The date in question – November 29 – has dual significance: On November 29, 1947, the UN voted to accept the Partition Plan for Palestine; and in 1977, the UN General Assembly named Nov. 29 the International Day of Solidarity with the Palestinian People.
Ramallah initially considered presenting the bid on November 15, as on November 15, 1988, Yasser Arafat declared Palestinian independence in Algeria.
"The Palestinian appeal to the UN is meant to make us a non-member state thereby upgrading our status from that of 'disputed territory' – which is how we are widely perceived by Israel – to that of an occupied state," Abbas said.
The Palestinian president said that the PA was willing to resume the Israeli-Palestinian peace process as soon as their bid was granted.
"We are not interested in a confrontation with anyone – not with the US and not with Israel. If it is possible to resume talks the day of the vote – we will," Abbas said.
He also criticized Israel for accelerating settlement construction: "We want the world to understand that Palestinian lands are under occupation and that the settlements won't change that fact."
The PA has decided to pursue the bid despite the United States' outspoken objection to the move.
Washington said that a unilateral move by the Palestinian will endanger the already crippled peace process further, adding that it may impose financial sanctions on the PA.
Israel is also considering similar stops and is also trying to create a unified international front to block the move.

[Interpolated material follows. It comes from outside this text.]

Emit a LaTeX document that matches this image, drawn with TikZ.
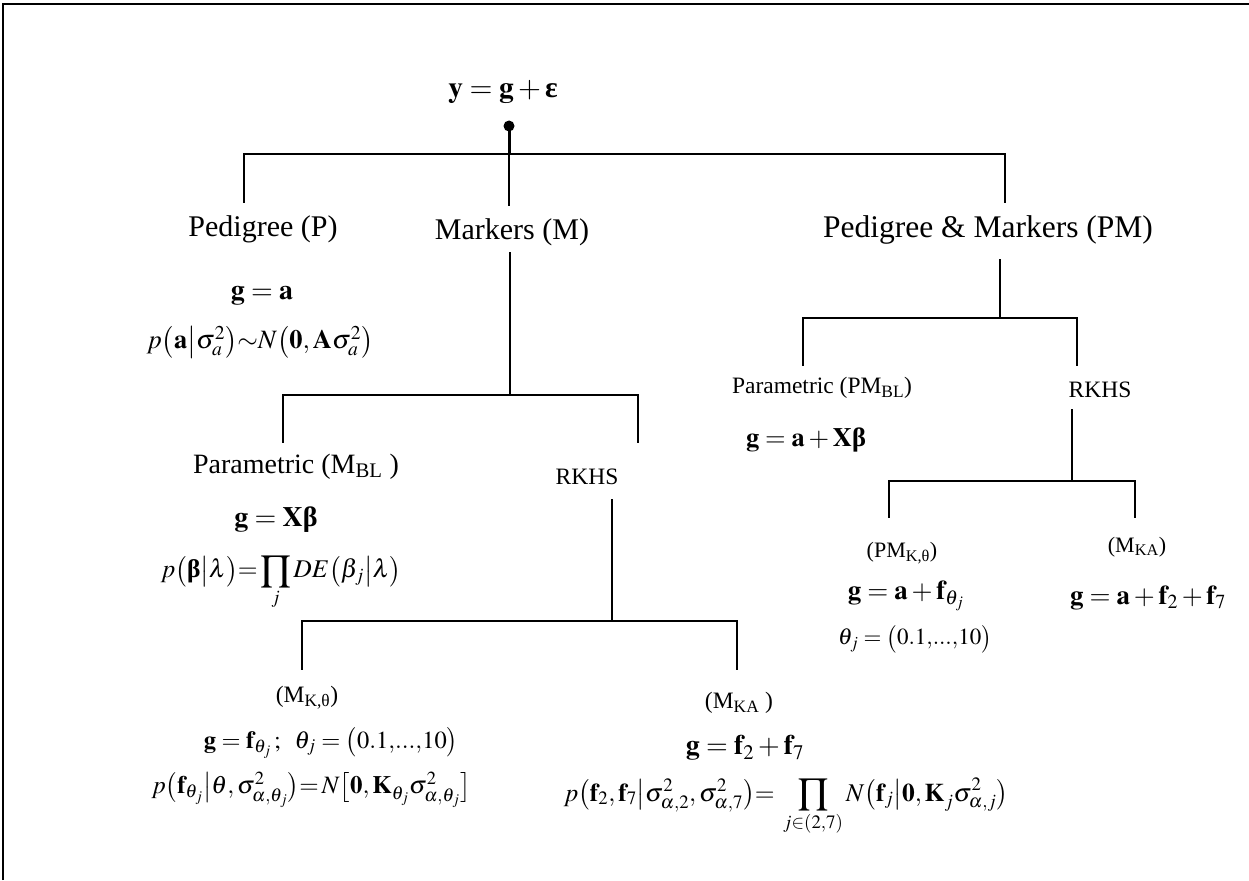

A "non-member state" status would enable the Palestinians to be accepted to various UN and international bodies such as the International Chamber of Commerce.
The Palestinians require a 193-members majority vote in the General Assembly for their bid to be successful.
The move is largely symbolic, since no nation can be accepted as a member of the UN sans the Security Council's approval.
The United States said that should the matter be presented to the UNSC, it will veto the bid.